Aditya Music acquired the soundtrack rights for a record price. Chiranjeevi was reported to attend the audio launch as the chief guest. A grand audio launch event was planned at Hyderabad on 1 September 2014 after the completion of the film's shooting schedule at London. Shilpakala Vedika was confirmed as the venue. It was confirmed later that the event's live telecast would begin at 7:30 PM IST and would be aired in MAA Movies. Along with the film's principal cast and crew, Charan's parents and wife Upasana, Nagababu, Dil Raju, Varun Tej, Niharika Konidela, K. S. Rama Rao, Shyam Prasad Reddy, Chinni Krishna, Allu Aravind, Sai Dharam Tej etc. attended the event.

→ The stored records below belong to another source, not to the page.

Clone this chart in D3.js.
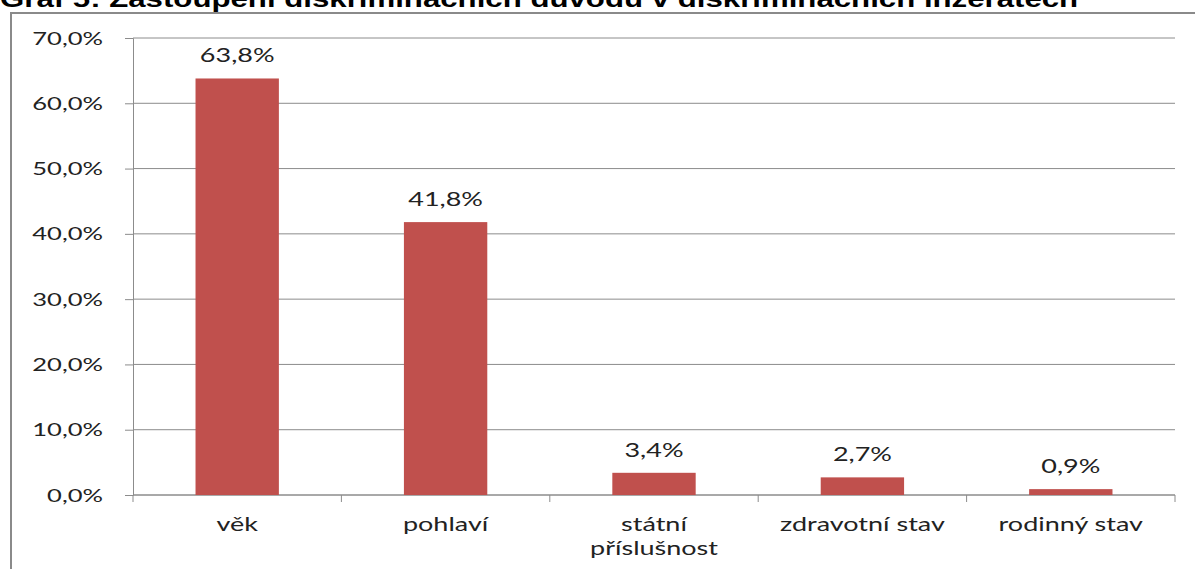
<!DOCTYPE html>
<html>
<head>
<meta charset="utf-8">
<script src="https://cdn.jsdelivr.net/npm/d3@7"></script>
<style>
  body { margin: 0; background: #fff; }
  svg { display: block; }
</style>
</head>
<body>
<div id="chart"></div>
<script>
// data
var categories = ["věk", "pohlaví", "státní příslušnost", "zdravotní stav", "rodinný stav"];
var labelLines = [["věk"], ["pohlaví"], ["státní", "příslušnost"], ["zdravotní stav"], ["rodinný stav"]];
var values = [63.8, 41.8, 3.4, 2.7, 0.9];
var yTicks = [0, 10, 20, 30, 40, 50, 60, 70];
var title = "Graf 5: Zastoupení diskriminačních důvodů v diskriminačních inzerátech";

var svgWidth = 1195;
var svgHeight = 569;

var margin = { top: 38, right: 20, bottom: 74, left: 133 };
var width = svgWidth - margin.left - margin.right;
var height = svgHeight - margin.top - margin.bottom;

// the source image is stretched sideways, so text gets a horizontal scale
var stretch = 1.42;
var labelFont = "Lato, 'Open Sans', sans-serif";
var pct = d => d3.format(".1f")(d).replace(".", ",") + "%";

function placeText(g, x, y, str) {
  return g.append("text")
    .attr("transform", `translate(${x}, ${y}) scale(${stretch}, 1)`)
    .attr("text-anchor", "middle")
    .style("font-family", labelFont)
    .style("font-size", "19px")
    .attr("fill", "#222")
    .text(str);
}

var svg = d3.select("#chart")
  .append("svg")
  .attr("width", svgWidth)
  .attr("height", svgHeight);

// title, cut off by the page top like in the source
svg.append("text")
  .attr("transform", "translate(0, 7) scale(1.3, 1)")
  .style("font-family", "Liberation Sans, Arial, sans-serif")
  .style("font-weight", "bold")
  .style("font-size", "24px")
  .attr("fill", "#000")
  .text(title);

// outer frame (top + left edges)
svg.append("path")
  .attr("d", "M11,569 V13 H1195")
  .attr("fill", "none")
  .attr("stroke", "#8a8a8a")
  .attr("stroke-width", 2);

var chartGroup = svg.append("g")
  .attr("transform", `translate(${margin.left}, ${margin.top})`);

var xScale = d3.scaleBand()
  .domain(categories)
  .range([0, width])
  .paddingInner(0.6)
  .paddingOuter(0.3);

var yScale = d3.scaleLinear()
  .domain([0, 70])
  .range([height, 0]);

// gridlines
chartGroup.append("g")
  .selectAll("line")
  .data(yTicks)
  .enter()
  .append("line")
  .attr("x1", 0)
  .attr("x2", width)
  .attr("y1", d => yScale(d))
  .attr("y2", d => yScale(d))
  .attr("stroke", "#8c8c8c")
  .attr("stroke-width", 1);

// y axis
var leftAxis = d3.axisLeft(yScale)
  .tickValues(yTicks)
  .tickSize(8)
  .tickFormat(pct);

var yAxisG = chartGroup.append("g").call(leftAxis);
yAxisG.select(".domain").attr("stroke", "#8c8c8c");
yAxisG.selectAll(".tick line").attr("stroke", "#8c8c8c");
yAxisG.selectAll(".tick text")
  .attr("x", 0)
  .attr("dy", "0.34em")
  .attr("transform", `translate(-30, 0) scale(${stretch}, 1)`)
  .style("font-family", labelFont)
  .style("font-size", "18px")
  .attr("fill", "#222");

// x axis with ticks at category boundaries
var step = xScale.step();
var boundaries = d3.range(categories.length + 1).map(i => i * step);
var xAxisG = chartGroup.append("g")
  .attr("transform", `translate(0, ${height})`);
xAxisG.append("line")
  .attr("x1", 0).attr("x2", width)
  .attr("stroke", "#8c8c8c");
xAxisG.selectAll(".bt")
  .data(boundaries)
  .enter()
  .append("line")
  .attr("x1", d => d).attr("x2", d => d)
  .attr("y1", 0).attr("y2", 7)
  .attr("stroke", "#8c8c8c");

// category labels (wrapped like Excel)
categories.forEach(function (c, i) {
  var cx = xScale(c) + xScale.bandwidth() / 2;
  labelLines[i].forEach(function (l, j) {
    placeText(xAxisG, cx, 36 + j * 24, l);
  });
});

// bars
chartGroup.selectAll("rect.bar")
  .data(values)
  .enter()
  .append("rect")
  .attr("class", "bar")
  .attr("x", (d, i) => xScale(categories[i]))
  .attr("y", d => yScale(d))
  .attr("width", xScale.bandwidth())
  .attr("height", d => height - yScale(d))
  .attr("fill", "#C0504D");

// value labels
values.forEach(function (v, i) {
  placeText(chartGroup, xScale(categories[i]) + xScale.bandwidth() / 2, yScale(v) - 16, pct(v));
});
</script>
</body>
</html>
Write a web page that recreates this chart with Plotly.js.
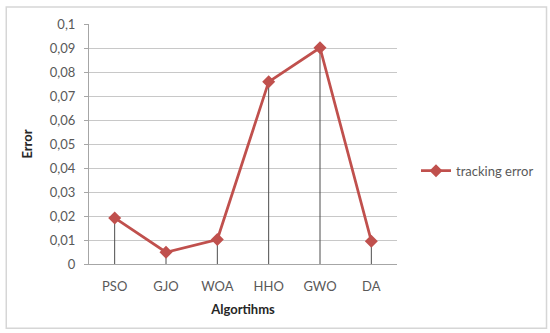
<!DOCTYPE html>
<html>
<head>
<meta charset="utf-8">
<script src="https://cdn.plot.ly/plotly-3.0.1.min.js"></script>
<style>
  html, body { margin: 0; padding: 0; background: #fff; }
  #chart { width: 550px; height: 333px; }
</style>
</head>
<body>
<div id="chart"></div>
<script>
// Data
const categories = ["PSO", "GJO", "WOA", "HHO", "GWO", "DA"];
const trackingError = [0.0192, 0.0049, 0.0102, 0.0759, 0.0901, 0.0095];
const seriesName = "tracking error";
const xTitle = "Algortihms";
const yTitle = "Error";

const W = 550, H = 333;
const m = { l: 89, r: 152, t: 24, b: 68.5 };
const pw = W - m.l - m.r, ph = H - m.t - m.b;
const px = v => (v - m.l) / pw;
const py = v => (H - m.b - v) / ph;

const font = "Lato, 'Open Sans', sans-serif";

const trace = {
  type: "scatter",
  mode: "lines+markers",
  x: categories,
  y: trackingError,
  name: seriesName,
  line: { color: "#C0504D", width: 2.75 },
  marker: { symbol: "diamond", size: 10, color: "#C0504D" },
  error_y: {
    type: "data",
    symmetric: false,
    array: trackingError.map(() => 0),
    arrayminus: trackingError,
    color: "#4d4d4d",
    thickness: 1,
    width: 0
  }
};

const layout = {
  width: W, height: H,
  margin: m,
  paper_bgcolor: "#fff",
  plot_bgcolor: "#fff",
  separators: ", ",
  font: { family: font, size: 13, color: "#595959" },
  showlegend: true,
  legend: {
    x: px(416), y: py(171), xanchor: "left", yanchor: "middle",
    itemwidth: 30,
    font: { family: font, size: 13, color: "#595959" },
    bgcolor: "rgba(0,0,0,0)"
  },
  xaxis: {
    type: "category",
    range: [-0.5, categories.length - 0.5],
    showgrid: false,
    showline: true, linecolor: "#a6a6a6", linewidth: 1,
    ticks: "", ticklabelstandoff: 10,
    tickfont: { family: font, size: 13, color: "#595959" },
    title: { text: "<b>" + xTitle + "</b>", standoff: 12, font: { family: font, size: 13, color: "#262626" } },
    fixedrange: true
  },
  yaxis: {
    range: [0, 0.1],
    dtick: 0.01,
    tickformat: ".2~f",
    showgrid: true, gridcolor: "#c8c8c8", gridwidth: 1,
    showline: true, linecolor: "#a6a6a6", linewidth: 1,
    zeroline: false,
    ticks: "outside", ticklen: 4, tickcolor: "#a6a6a6",
    ticklabelstandoff: 6,
    tickfont: { family: font, size: 13, color: "#595959" },
    title: { text: "<b>" + yTitle + "</b>", standoff: 14, font: { family: font, size: 13, color: "#262626" } },
    fixedrange: true
  },
  shapes: [{
    type: "rect", xref: "paper", yref: "paper",
    x0: px(6), x1: px(548), y0: py(329), y1: py(7),
    line: { color: "#d6d6d6", width: 1.5 },
    fillcolor: "rgba(0,0,0,0)",
    layer: "below"
  }]
};

Plotly.newPlot("chart", [trace], layout, { staticPlot: true, displayModeBar: false });
</script>
</body>
</html>
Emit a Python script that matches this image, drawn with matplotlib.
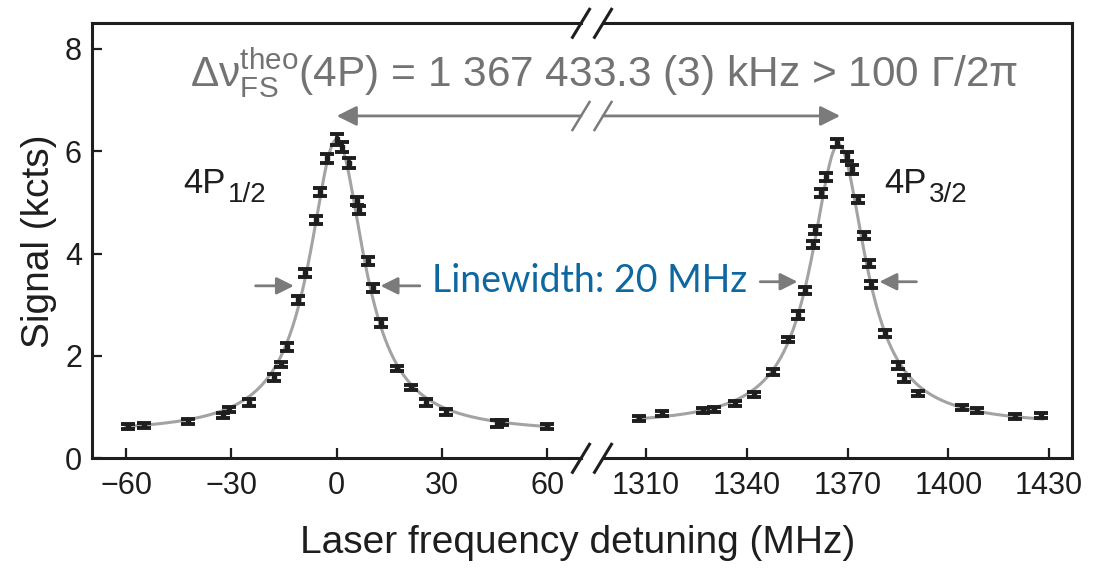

Chiranjeevi launched the audio CD and K. Raghavendra Rao received the first copy.

===Reception===
The album received with positive reviews from critics. A. S. Sashidhar, writing for The Times of India, gave a rating of 3 out of 5 and wrote, "[...] the album is filled with an interesting mix of songs, which will complement the story and Yuvan doesn't disappoint." IndiaGlitz stated "The film has got eclectic situations for distinct songs. And the album doesn't belie our expectations. From jamboree songs to romantic numbers to profound ones, this album lives up to the image that Krishna Vamsi's albums have carved out for themselves. Yuvan belches out two refreshing numbers by changing his style a bit" and rated the album 3 out of 5. Milliblog wrote that the soundtrack had "Good stuff by Yuvan, overall, on his Telugu comeback". Avad M. of 123telugu gave a review stating "On the whole with Govindudu Andarivadele, Yuvan Shankar Raja breaks away from the commercial format and gives quite a feel good music album. Gulabi Kallu, Baava Gari Choope and Pratichota Nake Swagatam are our picks and will be liked by everyone. Finally, GAV’s music will surely grow on you once you watch Krishna Vamsi’s beautiful visuals on screen." way2movies.com stated "Govindudu Andari Vadele is a feel Good melody from Yuvan Shankar Raja". It rated the songs "Neeli Rangu Cheeralona", "Gulabi Kallu Rendu Mullu" and "Bavagari Choope" 3.5 out of 5 each; it rated "Prathi Chota Nake Swagatham" 3.25 out of 5 and rated "Ra Rakumara" and "Kokkokkodi" 3 out of 5 each.